For Chef Matt Helon of Tom's Diner along East Carson Street, it's a chance to maintain bragging rights. Voted on by the public and a team of judges, Helon won both categories last year for his Exotic Cream of Mushroom Soup in the competition sponsored by South Side Local Development Co. as a fundraiser for The Brashear Association's Food Pantry.
This year, Helon is up for the challenge with his Chicken Dumpling Soup, a thickened chicken broth-based soup with carrots, celery, onions, fresh chicken stock, chicken tenderloins and homemade dumplings. His soup creation is a favorite among his restaurant patrons, he says. He'll be making 25 gallons of it for Saturday's event.
"I came up with the recipe on my own. It's the chef's secret recipe," he says.
Jim Dietz, head chef and owner with his wife, Melanie Evankovich-Dietz, of Gypsy Cafe, has participated in the contest for the past five years. This time around, the biggest challenge wasn't in creating their soup, but in naming it.
Originally tagged as Purple Panda Soup because of its color, the couple toyed with the idea of other purple-inspired names and finally settled on Gogol Bordello Start Wearing Purple Soup as a tribute to the Gypsy punk band and one of its hit songs. The soup's ingredients include red cabbage, potatoes, parsnips and carrots.
"It's very thick, hearty and creamy," Dietz says. It has a vegetable stock broth and contains pureed vegetables, with sour cream and a little Romano cheese added for flavor. I originally made the soup with ingredients I had on hand. I created a special version for the contest. I hope it's the best one yet."
Dietz says his wife, Melanie, is one of the founders of the contest. They believe the event is good for the community.
"We like that it brings people here," he says. "It's also a good way to touch base with our restaurant friends."
Izayana Rivas, whose family owns and operates Rivas Restaurant along East Carson Street, is participating in the contest for the first time. Their restaurant opened in July, after having previous locations in Etna and Carnegie.
"We decided to come to the melting pot, which is South Side, which offers a variety of restaurants by different ethnic groups," she says. "We are very happy here and don't see ourselves moving anytime soon."
Rivas' contest entry, Sopa de Marisco, is a seafood soup that contains crabmeat, orange roughy and shrimp along with mixed vegetables and a cream broth. Her mother, Angela Rivas, is the restaurant chef who will be preparing 20 gallons of the soup.
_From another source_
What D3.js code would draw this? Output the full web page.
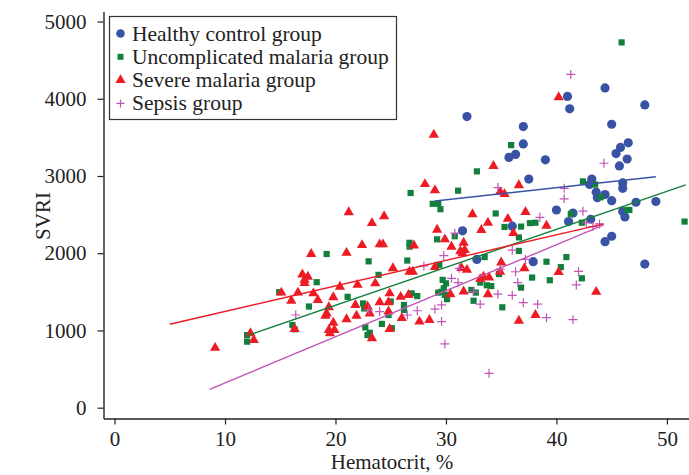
<!DOCTYPE html>
<html>
<head>
<meta charset="utf-8">
<title>SVRI vs Hematocrit</title>
<style>
  body { margin: 0; background: #fff; }
  text { font-family: "Liberation Serif", "DejaVu Serif", serif; fill: #222; }
</style>
</head>
<body>
<script src="https://cdnjs.cloudflare.com/ajax/libs/d3/7.8.5/d3.min.js"></script>
<script>
// groups, in legend order
var groups = ['Healthy control group', 'Uncomplicated malaria group', 'Severe malaria group', 'Sepsis group'];

// [hematocrit %, SVRI]
var healthy = [
  [31.9,3770],[41.0,4030],[41.2,3870],[44.4,4140],[48.0,3920],[37.0,3640],[45.0,3670],[37.0,3415],
  [36.3,3280],[35.7,3240],[39.0,3210],[46.5,3430],[45.8,3370],[45.4,3290],[46.4,3220],[45.7,3130],
  [37.5,2960],[43.2,2960],[43.0,2890],[46.0,2910],[46.0,2840],[43.6,2790],[44.4,2760],[43.7,2720],
  [45.0,2680],[47.2,2660],[49.0,2670],[40.0,2560],[41.5,2520],[41.1,2410],[43.1,2440],[46.0,2540],
  [46.2,2470],[36.0,2350],[31.5,2290],[32.8,1920],[37.9,1890],[45.0,2220],[44.4,2150],[48.0,1860]
];
var uncomplicated = [
  [45.9,4730],[35.9,3400],[32.8,3060],[26.8,2780],[31.1,2810],[28.8,2640],[29.3,2640],[29.5,2570],
  [42.4,2930],[43.5,2890],[44.0,2725],[46.4,2560],[46.6,2560],[51.6,2410],[34.5,2515],[37.6,2390],
  [38.1,2395],[36.8,2345],[35.3,2340],[41.3,2510],[42.3,2395],[36.6,2205],[30.8,2220],[36.6,2030],
  [33.5,1950],[39.1,1890],[40.9,1950],[40.4,1820],[42.3,1675],[39.4,1650],[37.8,1685],[36.8,1555],
  [34.8,1730],[33.1,1620],[33.7,1585],[34.1,1575],[32.3,1525],[32.7,1490],[32.5,1385],[35.1,1300],
  [19.2,1990],[23.0,1895],[26.7,2135],[26.7,2085],[29.2,2180],[26.5,1905],[18.3,1625],[23.9,1720],
  [29.4,1850],[21.1,1435],[29.7,1655],[30.0,1610],[29.8,1545],[26.9,1480],[27.4,1445],[17.6,1310],
  [16.1,1070],[16.3,1015],[22.5,1350],[22.6,1285],[25.0,1375],[26.2,1330],[26.2,1265],[24.8,1200],
  [24.2,1085],[22.7,1040],[22.9,940],[23.1,970],[25.1,1030],[29.3,1490],[29.6,1500],[29.9,1460],
  [30.1,1405],[14.9,1495],[12.0,940],[12.0,855]
];
var severe = [
  [40.2,4020],[28.9,3535],[34.3,3130],[28.1,2895],[29.0,2815],[36.6,2880],[34.9,2795],[35.3,2765],
  [32.4,2505],[33.8,2395],[35.6,2445],[37.2,2535],[39.1,2355],[29.2,2305],[33.2,2300],[36.1,2260],
  [30.5,2085],[31.6,2135],[31.7,2040],[31.3,2025],[31.5,2000],[35.0,1880],[34.9,1760],[37.1,1805],
  [40.2,1755],[33.4,1695],[33.9,1685],[33.1,1665],[31.6,1505],[30.4,1470],[33.8,1470],[43.6,1500],
  [36.6,1125],[38.1,1200],[21.2,2530],[23.3,2390],[24.4,2480],[22.4,2105],[24.0,2115],[24.3,2115],
  [27.1,2100],[17.8,1990],[21.0,2005],[29.9,2180],[17.0,1725],[17.5,1695],[17.2,1615],[17.2,1655],
  [20.4,1565],[22.0,1590],[23.6,1610],[25.2,1805],[26.7,1760],[27.0,1760],[29.0,1820],[31.4,1810],
  [31.9,1785],[15.1,1490],[16.6,1490],[18.0,1480],[19.8,1430],[24.9,1480],[26.6,1460],[18.4,1395],
  [16.0,1385],[19.4,1300],[19.2,1220],[21.8,1330],[22.9,1310],[23.1,1220],[24.0,1365],[24.8,1365],
  [24.8,1245],[25.9,1435],[19.1,1190],[21.0,1145],[21.9,1190],[19.8,1100],[19.9,1005],[19.4,1005],
  [19.5,965],[16.3,1020],[23.3,900],[24.9,1020],[26.0,1160],[27.6,1115],[28.5,1135],[9.1,775],
  [12.3,965],[12.6,875]
];
var sepsis = [
  [41.3,4315],[44.3,3165],[34.7,2850],[40.7,2840],[40.7,2705],[38.5,2465],[42.4,2545],[43.3,2345],
  [43.9,2380],[42.7,2395],[30.8,2260],[36.0,2040],[37.2,1920],[31.2,1805],[30.5,1675],[31.1,1620],
  [34.9,1795],[36.3,1760],[42.0,1765],[41.8,1590],[36.5,1620],[32.5,1500],[34.7,1470],[36.0,1455],
  [33.1,1340],[37.0,1360],[38.3,1340],[39.1,1165],[41.5,1140],[29.8,1970],[28.0,1835],[16.4,1200],
  [23.0,1265],[24.0,1245],[27.4,1255],[29.0,1275],[29.6,1330],[29.6,1115],[29.9,825],[26.5,1200],
  [33.9,445]
];

// linear fit end points per group
var healthyFit = [[29.0,2677],[49.0,2991]];
var uncomplicatedFit = [[12.0,932],[51.7,2884]];
var severeFit = [[5.0,1080],[44.2,2377]];
var sepsisFit = [[8.6,238],[44.3,2366]];

var xTicks = [0, 10, 20, 30, 40, 50];
var yTicks = [0, 1000, 2000, 3000, 4000, 5000];

var colors = ['#3953a4', '#12803c', '#ed1c24', '#c155b7'];

var W = 689, H = 475;
var mLeft = 103.5, mRight = 689, mTop = 11.5, mBottom = 418.5;

var svg = d3.select('body').append('svg')
  .attr('width', W)
  .attr('height', H);

var x = d3.scaleLinear().domain([-1, 52]).range([mLeft, mRight]);
var y = d3.scaleLinear().domain([-140, 5130]).range([mBottom, mTop]);

// axes
var yAxis = svg.append('g')
  .attr('transform', `translate(${mLeft},0)`)
  .call(d3.axisLeft(y).tickValues(yTicks).tickSize(6).tickSizeOuter(0).tickPadding(11).tickFormat(d3.format('d')));
var xAxis = svg.append('g')
  .attr('transform', `translate(0,${mBottom})`)
  .call(d3.axisBottom(x).tickValues(xTicks).tickSize(6).tickSizeOuter(0).tickPadding(7));

[yAxis, xAxis].forEach(function(a) {
  a.select('.domain').attr('stroke', '#222').attr('stroke-width', 1.4);
  a.selectAll('.tick line').attr('stroke', '#222').attr('stroke-width', 1.2);
  a.selectAll('.tick text').style('font-family', '"Liberation Serif", serif').style('font-size', '21px').attr('fill', '#222');
});

// axis titles
svg.append('text')
  .attr('transform', 'translate(50,216) rotate(-90)')
  .attr('text-anchor', 'middle')
  .style('font-size', '21px')
  .text('SVRI');
svg.append('text')
  .attr('x', 392).attr('y', 469)
  .attr('text-anchor', 'middle')
  .style('font-size', '21px')
  .text('Hematocrit, %');

var plot = svg.append('g');
var tri = d3.symbol().type(d3.symbolTriangle).size(46);

// healthy: circles
plot.selectAll('.hc').data(healthy).enter().append('circle')
  .attr('cx', d => x(d[0])).attr('cy', d => y(d[1]))
  .attr('r', 4.6).attr('fill', colors[0]);

// uncomplicated: squares
plot.selectAll('.um').data(uncomplicated).enter().append('rect')
  .attr('x', d => x(d[0]) - 3.1).attr('y', d => y(d[1]) - 3.1)
  .attr('width', 6.2).attr('height', 6.2).attr('fill', colors[1]);

// severe: triangles
plot.selectAll('.sm').data(severe).enter().append('path')
  .attr('d', tri)
  .attr('transform', d => `translate(${x(d[0])},${y(d[1])})`)
  .attr('fill', colors[2]);

// sepsis: plus
plot.selectAll('.sp').data(sepsis).enter().append('path')
  .attr('d', 'M-4.5,0H4.5M0,-4.5V4.5')
  .attr('transform', d => `translate(${x(d[0])},${y(d[1])})`)
  .attr('stroke', colors[3]).attr('stroke-width', 1.2).attr('fill', 'none');

// fit lines
var line = d3.line().x(d => x(d[0])).y(d => y(d[1]));
[healthyFit, uncomplicatedFit, severeFit, sepsisFit].forEach(function(f, i) {
  plot.append('path').attr('d', line(f))
    .attr('stroke', colors[i]).attr('stroke-width', 1.4).attr('fill', 'none');
});

// legend
var lg = svg.append('g');
lg.append('rect')
  .attr('x', 109.5).attr('y', 16.5).attr('width', 287).attr('height', 103)
  .attr('fill', '#fff').attr('stroke', '#333').attr('stroke-width', 1.2);
groups.forEach(function(g, i) {
  var cy = 33.5 + i * 23.3;
  var mx = 120.5;
  if (i === 0) lg.append('circle').attr('cx', mx).attr('cy', cy).attr('r', 4.3).attr('fill', colors[0]);
  if (i === 1) lg.append('rect').attr('x', mx - 3).attr('y', cy - 3).attr('width', 6).attr('height', 6).attr('fill', colors[1]);
  if (i === 2) lg.append('path').attr('d', tri).attr('transform', `translate(${mx},${cy})`).attr('fill', colors[2]);
  if (i === 3) lg.append('path').attr('d', 'M-4,0H4M0,-4V4').attr('transform', `translate(${mx},${cy})`)
    .attr('stroke', colors[3]).attr('stroke-width', 1.2);
  lg.append('text').attr('x', 132).attr('y', cy + 7)
    .style('font-size', '21.5px')
    .text(g);
});
</script>
</body>
</html>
"She's ready for it," Izayana says. She and her family moved here from Nicaragua, and they recently traveled back to their former country to visit. "My mother picked up a lot of ideas we are going to try in the restaurant," she says. Her father handles the finances, and her husband, Abraham, coordinates the wait staff and manages their Web site.
They decided to participate in the soup contest because, Izayana says, "It makes us become familiar with the community and part of the family of South Side."
As a result of the popularity of the contest, a limit was placed on the number of attendees they could accommodate this year. Only 1,200 tickets will be sold. Last year, 1,500 people participated, and some restaurants ran out of soup.
"This event is so popular and so much fun," says Rick Belloli, executive director of South Side Local Development Co., who encourages patrons to purchase their tickets in advance. "We want to keep it a positive experience."